令和4年度の診療報酬改定では、特定機能病院における管理栄養士の病棟配置加算が追加された。栄養部として独立し3年が経過し、一部局と組織改編するも、これまで通りの事務部給食業務は残り、栄養管理および栄養指導業務との両立に苦慮している。

しかしながら管理栄養士の必要性が認められ、病棟および外来のあらゆるチーム医療に参画することが増えていることは喜ばしく感じている。

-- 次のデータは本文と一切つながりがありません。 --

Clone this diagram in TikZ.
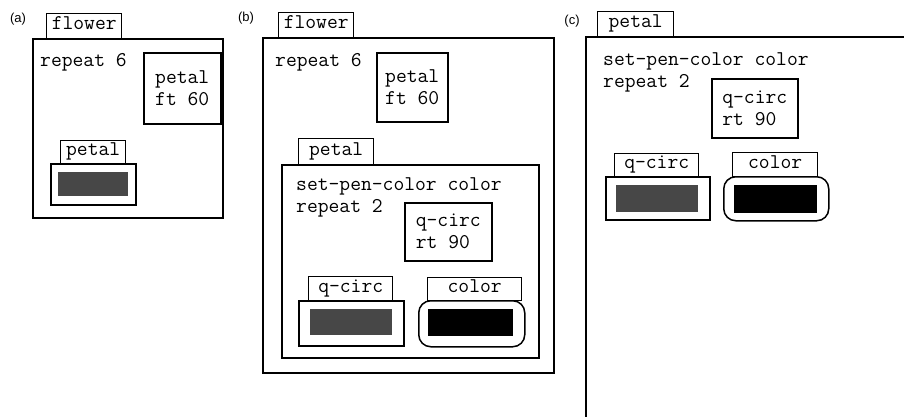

今後はこれらの声に応えるべく、栄養部管理栄養士の医療職としてのスキルアップが必要と感じている。また臨床における管理栄養士の専門性は、がん、糖尿病、腎臓病、スポーツ医療、周術期、肥満、食物アレルギーなど益々細分化されてきている。本院の管理栄養士の専門資格取得状況は、栄養管理サポートチームに係る資格がほとんどであり、その他の資格を取得しているものは少ない。このことから栄養部内での定期的な勉強会も実施、自らの専門性を高める支援を行っている。また病棟配置には、給食労務管理業務の完全な委託化が必要である。このためには給食業務委託業者との良好な関係を築く必要がある。鳥取県下で最も多い病床数を有し、提供食数の多い本院の給食が県下の産業に寄与することは明らかである。今後、病院給食による産学連携による地域産業活性化、地域医療の充実を図れればと思う。結果的により良い給食の提供は、患者の喫食率の向上となり病棟で栄養管理業務を行う管理栄養士の助けになると信じている。そのためには一方向での業務委託契約ではなく、鳥取県下の多角的な産業との連携を導入する新たな給食業務委託契約の在り方を検討しなければならないと考えている。